Arts & Entertainment
3 min

Old-fashioned fag or avant-garde artiste?

Derek McCormack on gay lit, fashion and camp vulgarity

“There needed to be more ass eating and sequins,” laughs Derek McCormack about the musical adaptation of The Haunted Hillbilly, his 2003 novel about a gay vampire/couturier who turns Hank Williams into a sequin-studded hillbilly hottie. The musical was a surprise hit for Montreal’s Sidemart Theatrical Grocery in 2008 and will see a revival this coming December.

If you can’t get to Montreal, McCormack is bringing his own ass-eating sideshow to Transgress at the Ottawa International Writers Festival on Oct 23 — the latest adventure for a busy and multi-talented artist.

With The Haunted Hillbilly, McCormack made Best Book of the Year lists in both the Village Voice and The Globe and Mail, and he was nominated for a Lambda Award for best gay fiction. More recent projects include curating a mail-art series for the Art Gallery of York University and contributing the text for a sculpture project with Micah Lexier.

McCormack also writes a fashion column every second Saturday for the National Post. He says he’s obsessed with obscure minutia from the annals of fashion and with everything carnivalesque — a love of illusion he developed as a boy. In the pre-Walmart era, his parents ran a small department store near Peterborough; McCormack’s voice quickens as he reminisces about the window displays, gift shows and Halloween exhibits.  
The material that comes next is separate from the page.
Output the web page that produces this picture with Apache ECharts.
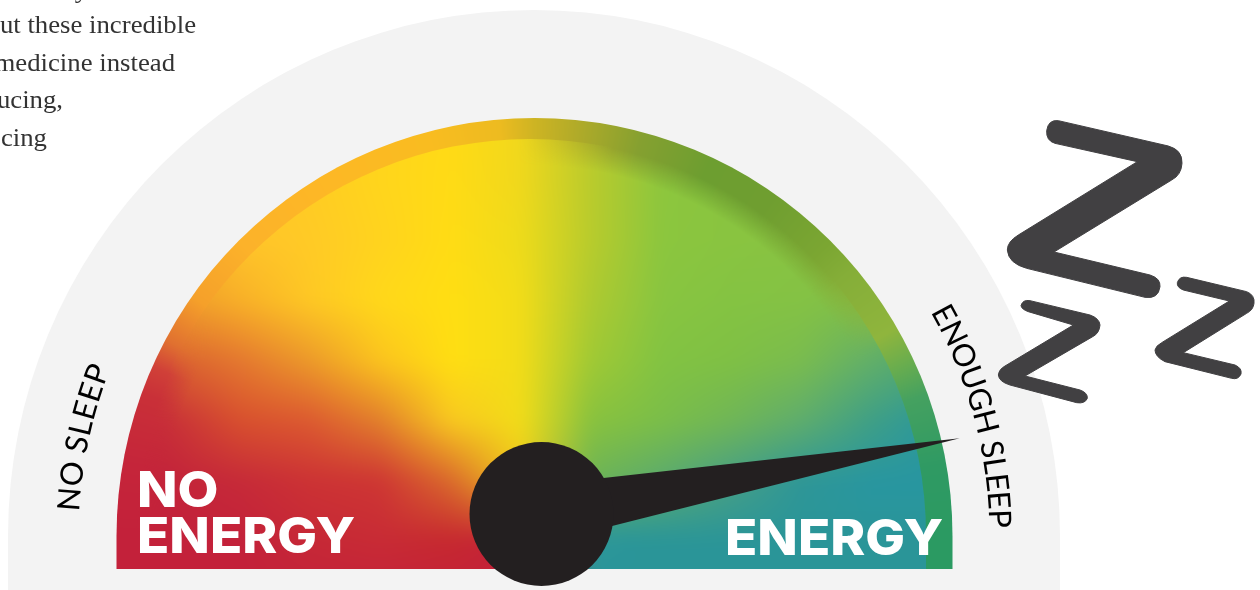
<!DOCTYPE html>
<html>
<head>
<meta charset="utf-8">
<style>html,body{margin:0;padding:0;background:#fff;overflow:hidden}#chart{width:1260px;height:590px}</style>
<script src="https://cdn.jsdelivr.net/npm/echarts@6/dist/echarts.min.js"></script>
</head>
<body>
<div id="chart"></div>
<script>
// Gauge reading, on a 0 (no sleep) to 100 (enough sleep) scale
const gaugeMin = 0;
const gaugeMax = 100;
const sleepReading = 94.3;

// Captions
const leftArcLabel = 'NO SLEEP';
const rightArcLabel = 'ENOUGH SLEEP';
const lowLabelLines = ['NO', 'ENERGY'];
const highLabel = 'ENERGY';
const bodyTextLines = ['y', 'ut these incredible', 'medicine instead', 'ucing,', 'cing'];

// Colour field across the dial: one row per fieldY, one column per fieldX
const fieldX = [100, 170, 240, 310, 380, 450, 520, 590, 660, 730, 800, 870, 940, 1010];
const fieldY = [120, 180, 240, 300, 360, 420, 480, 540, 600];
const fieldRows = [
  ['FFC22A','FFC22A','FFC726','FFCC22','FFD51C','FFDA16','F2D81C','BCCB2C','8EC53C','8AC43F','8CC240','8EBF40','8EBF40','8EBF40'],
  ['FFC128','FFC128','FFC726','FFCC22','FFD51C','FFDB15','F0D81C','BACB2C','8DC63D','89C43F','8BC341','8DC041','8DC041','8DC041'],
  ['F8A828','F8A828','FFC42A','FFCA26','FFD31E','FFDC14','EEDB1A','B8CB2C','8BC63E','89C440','88C342','8BC042','8BC042','8BC042'],
  ['E4702E','EE9A2C','F8B028','FEC824','FFD81A','FFDE12','F2DC18','AECA30','88C540','84C342','84C244','80BE48','80BE48','80BE48'],
  ['C83038','D9602F','E4782F','EC9A2A','FBC41E','FFDE12','F2DC18','A0C934','82C342','7FC044','7ABC4E','62AF68','4AA574','4AA574'],
  ['C42238','C83038','D8502E','DC5A30','E2802C','F8C820','F2DC18','88C23E','7BBE48','70B656','5FAD6C','3F9F85','2896A0','2896A0'],
  ['C3213A','C3233A','C62A38','CC3234','CE3633','DA6A2C','F0C81C','6DB455','5CAB6C','479F85','2E9697','2896A0','2896A0','2896A0'],
  ['C3213A','C3213A','C3213A','C62836','C82B35','C6282F','C3213A','2B969A','2A9598','2A9598','2A9598','2A9598','2A9598','2A9598'],
  ['C3213A','C3213A','C3213A','C3213A','C3213A','C3213A','C3213A','2A9598','2A9598','2A9598','2A9598','2A9598','2A9598','2A9598']
];

// Outer rim of the dial: colour by angle around the dial centre
const rimAngles = [180, 170, 160, 156, 152, 145, 135, 120, 105, 95, 90, 85, 75, 65, 55, 45, 40, 30, 25, 20, 10, 0];
const rimColors = ['C3213A','C5253A','C93038','D04038','E07030','F5A02A','FCB22A','FDB825','F9BC20','EDBB20','CDB423','B5AC28','85A030','6D9E30','6F9E30','7BA632','85AE38','8FB53D','69AD4E','45A160','2F9A63','2B9A62'];

const rgb = h => [0, 2, 4].map(i => parseInt(h.substr(i, 2), 16));
const fieldRgb = fieldRows.map(r => r.map(rgb));
const rimRgb = rimColors.map(rgb);

function makeCanvas(paint, softness) {
  const c = document.createElement('canvas');
  c.width = 1260; c.height = 590;
  const ctx = c.getContext('2d');
  const img = ctx.createImageData(1260, 590);
  for (let y = 0; y < 590; y++) {
    for (let x = 0; x < 1260; x++) {
      const col = paint(x, y), k = (y * 1260 + x) * 4;
      img.data[k] = col[0]; img.data[k + 1] = col[1]; img.data[k + 2] = col[2]; img.data[k + 3] = 255;
    }
  }
  ctx.putImageData(img, 0, 0);
  if (softness) {
    // Take the corners off the colour table's grid
    const copy = document.createElement('canvas');
    copy.width = 1260; copy.height = 590;
    copy.getContext('2d').drawImage(c, 0, 0);
    ctx.filter = 'blur(' + softness + 'px)';
    ctx.drawImage(copy, 0, 0);
    ctx.filter = 'none';
  }
  return c;
}

function bracket(list, v) {
  let i = 0;
  while (i < list.length - 2 && v > list[i + 1]) i++;
  const t = Math.max(0, Math.min(1, (v - list[i]) / (list[i + 1] - list[i])));
  return [i, t];
}

const fieldCanvas = makeCanvas((x, y) => {
  const [i, tx] = bracket(fieldX, x);
  const [j, ty] = bracket(fieldY, y);
  const a = fieldRgb[j][i], b = fieldRgb[j][i + 1], c = fieldRgb[j + 1][i], d = fieldRgb[j + 1][i + 1];
  return [0, 1, 2].map(n => (a[n] * (1 - tx) + b[n] * tx) * (1 - ty) + (c[n] * (1 - tx) + d[n] * tx) * ty);
}, 9);

// On the upper right and the lower left the face melts into the rim instead of meeting it at an edge
(function fadeFaceEdge() {
  const ctx = fieldCanvas.getContext('2d');
  const img = ctx.getImageData(0, 0, 1260, 590);
  const clamp = v => Math.max(0, Math.min(1, v));
  for (let y = 100; y < 536; y++) {
    for (let x = 120; x < 960; x++) {
      const dx = x - 530, dy = 535 - y;
      const d = Math.sqrt(dx * dx + dy * dy);
      if (d < 370) continue;
      const deg = Math.atan2(dy, dx) * 180 / Math.PI;
      const reach = Math.max(clamp((deg - 28) / 12) * clamp((92 - deg) / 14), clamp((deg - 146) / 10));
      const inner = clamp((396 - d) / 26);
      img.data[(y * 1260 + x) * 4 + 3] = 255 * (1 - reach + reach * inner);
    }
  }
  ctx.putImageData(img, 0, 0);
})();

const rimCanvas = makeCanvas((x, y) => {
  const deg = y >= 536 ? (x < 534.5 ? 180 : 0) : Math.atan2(536 - y, x - 534.5) * 180 / Math.PI;
  let i = 0;
  while (i < rimAngles.length - 2 && deg < rimAngles[i + 1]) i++;
  const t = (rimAngles[i] - deg) / (rimAngles[i] - rimAngles[i + 1]);
  return [0, 1, 2].map(n => rimRgb[i][n] * (1 - t) + rimRgb[i + 1][n] * t);
}, 0);

// Letters set one by one along an arc around the dial centre
function arcLetters(text, radius, startDeg, spanDeg, font) {
  const m = document.createElement('canvas').getContext('2d');
  m.font = font;
  const widths = [...text].map(ch => m.measureText(ch).width);
  const total = widths.reduce((s, w) => s + w, 0);
  let run = 0;
  return [...text].map((ch, i) => {
    const deg = startDeg - spanDeg * (run + widths[i] / 2) / total;
    run += widths[i];
    const rad = deg * Math.PI / 180;
    return {
      type: 'text',
      x: 534.5 + radius * Math.cos(rad),
      y: 536 - radius * Math.sin(rad),
      rotation: rad - Math.PI / 2,
      style: { text: ch, font: font, fill: '#000', align: 'center', verticalAlign: 'middle' }
    };
  });
}

// Outlines that the dial and the sleep marks are filled from
const shapePaths = {
  dialBack: 'M8 590L8 536A526 526 0 0 1 1060 536L1060 590Z',
  dialRim: 'M116.5 569L116.5 536A418 418 0 0 1 952.5 536L952.5 569Z',
  dialFace: 'M134 569L134 535A396 396 0 0 1 926 535L926 569Z',
  sleepBig: 'M205 62L535 138Q578 150 576 190Q574 225 545 240L192 456L480 525Q512 535 510 560Q505 598 465 592L110 505Q55 490 52 450Q52 425 85 405L442 185L195 130Q168 122 170 92Q175 58 205 62Z',
  sleepRight: 'M590 532L770 575Q795 585 792 610Q790 630 770 640L580 758L735 795Q757 805 753 822Q745 840 725 835L525 785Q495 770 495 750Q497 738 515 728L718 603L580 570Q560 562 562 548Q568 528 590 532Z',
  sleepLeft: 'M120 602L300 645Q328 655 330 675Q328 700 308 710L105 828L270 870Q293 878 292 895Q285 912 260 908L60 855Q27 845 25 825Q27 808 45 798L250 675L115 635Q95 628 93 617Q98 598 120 602Z'
};
Object.keys(shapePaths).forEach(name => {
  echarts.graphic.registerShape(name, echarts.graphic.extendPath(shapePaths[name], {}));
});

const bodyFont = '25px "Liberation Serif"';
const bodyFill = '#333';
const heavyFont = '800 50px Inter';
const archFont = '31px Lato';
// Right end and text-box top of each body line
const bodyEnds = [[88, -21], [196, 14], [175, 52], [63, 89], [47, 127]];
const sleepMark = name => ({
  type: name, x: 990, y: 100, scaleX: 1 / 3, scaleY: 1 / 3,
  style: { fill: '#414042', stroke: '#414042', lineWidth: 3, lineJoin: 'round' }
});
const heavyText = (text, x, top) => ({
  type: 'text', x: x, y: top, scaleX: 1.06,
  style: { text: text, font: heavyFont, fill: '#fff', align: 'left', verticalAlign: 'top' }
});

const graphicElements = [
  { type: 'dialBack', style: { fill: '#f3f3f3' } },
  { type: 'dialRim', style: { fill: { image: rimCanvas, repeat: 'no-repeat' } } },
  { type: 'dialFace', style: { fill: { image: fieldCanvas, repeat: 'no-repeat' } } },
  ...bodyTextLines.map((line, i) => ({
    type: 'text', x: bodyEnds[i][0], y: bodyEnds[i][1], scaleX: 1.07,
    style: { text: line, font: bodyFont, fill: bodyFill, align: 'right', verticalAlign: 'top' }
  })),
  ...arcLetters(leftArcLabel, 466, 177, 18.5, archFont),
  ...arcLetters(rightArcLabel, 465, 29.5, 28.5, archFont),
  heavyText(lowLabelLines[0], 137, 467),
  heavyText(lowLabelLines[1], 137, 513),
  heavyText(highLabel, 725, 515),
  sleepMark('sleepBig'), sleepMark('sleepRight'), sleepMark('sleepLeft')
];

const chart = echarts.init(document.getElementById('chart'), null, { renderer: 'canvas', width: 1260, height: 590 });
chart.setOption({
  animation: false,
  backgroundColor: '#ffffff',
  graphic: { elements: graphicElements },
  series: [{
    type: 'gauge',
    center: [541.5, 514],
    radius: 425,
    startAngle: 180,
    endAngle: 0,
    min: gaugeMin,
    max: gaugeMax,
    z: 5,
    axisLine: { show: false },
    splitLine: { show: false },
    axisTick: { show: false },
    axisLabel: { show: false },
    pointer: { show: true, icon: 'triangle', width: 58, length: 425, itemStyle: { color: '#231f20' } },
    anchor: { show: true, showAbove: true, icon: 'circle', size: 144, itemStyle: { color: '#231f20' } },
    title: { show: false },
    detail: { show: false },
    data: [{ value: sleepReading }]
  }]
});
</script>
</body>
</html>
“I love the sense that, in stores and at carnivals, you’re producing something really spectacular and seductive and you’re doing it with fishing wire and mannequins and a bunch of pins and some lights. It’s a threadbare production that, at least for me, can produce something overwhelmingly beautiful.”

McCormack also links his love of illusion to a camp sensibility grounded in the tradition of gay kids fighting back.
“When I was growing up, I considered myself monstrous,” he says, “because I was gay and because I was a feminist. The thing I always desired was for my monstrousness to become powerful. What I really wanted as a kid was not to be accepted or to accept myself but to somehow be able to actually cast spells or destroy cities. I didn’t want to be liked, I wanted to be feared. There’s something in that that’s a very old kind of fagginess, an old kind of gayness. There’s something in that [for] me that links up with the Kuchar brothers or Jack Smith — an old sense of camp.”

McCormack’s latest novel, The Show That Smells, lives up to that sensibility. It’s set in a funhouse and features a cast that includes mid-20th century fashion luminaries Elsa Schiaparelli and Coco Chanel, Hollywood horror hero Lon Chaney, country music legend Jimmie Rodgers and an assortment of vampires and sideshow freaks. But, true to the camp tradition, it’s not all play. The novel’s sinister undercurrent makes you question what exactly is lurking beneath the surface of his humour and ask yourself at what point you’re supposed to stop laughing.
While McCormack’s work may recall a bygone era in gay lit and film, his writing pushes contemporary boundaries of form. His compact style — stripped of many an adverb, adjective and article — packs dense meaning into accessible snippets. Laconic lines are laced with allusions and alliteration. In The Show That Smells, he uses repetition in concert with snapshot description to create a cinematic effect — fitting for a novel redolent with silver-screen nostalgia.

Even if you don’t think yourself an experimental reader, McCormack’s books are worth a try. At 12,000-odd words, the reader’s investment need only be an hour or two but could easily spiral into rereads — each richer than the last.

McCormack’s experimental writing doesn’t alienate the uninitiated; the reader enters on the level of his or her choosing. It will be interesting to see how his work comes off the page at a public reading like Transgress.

But, despite a history of critical support for his own books, McCormack worries about the place of gay writers today.
“For the last ten years, there has been a very wry and ironic and twee sense about art and literature that has dominated — which you can call a McSweeney’s kind of esthetic [after the American publisher and literary journal of that name].

“I just find that, for gay writers, it might as well be 1975 because that dominant esthetic doesn’t really have room for camp or vulgarity or a violent kind of sex or anything that becomes monstrous or clownish, which is so much what camp writing is and what gay writing still is.”

Dominant esthetic aside, McCormack is heartened by the presence of a vibrant US experimental writing scene, which thrives even in the absence of generous grants and government support for the arts.

He’s less sanguine about Canada’s scene but glad there are spaces like Transgress for people like him to perform.

“There are very few small presses left, and the big presses are middle brow to the point of brutal. It’s hard to get into big festivals, and it’s harder than ever to get onto the CBC and to have things reach people’s ears, so to have a festival this big in Ottawa, to have a night to allow the three of us to do whatever the hell we want — that’s incredible to me.”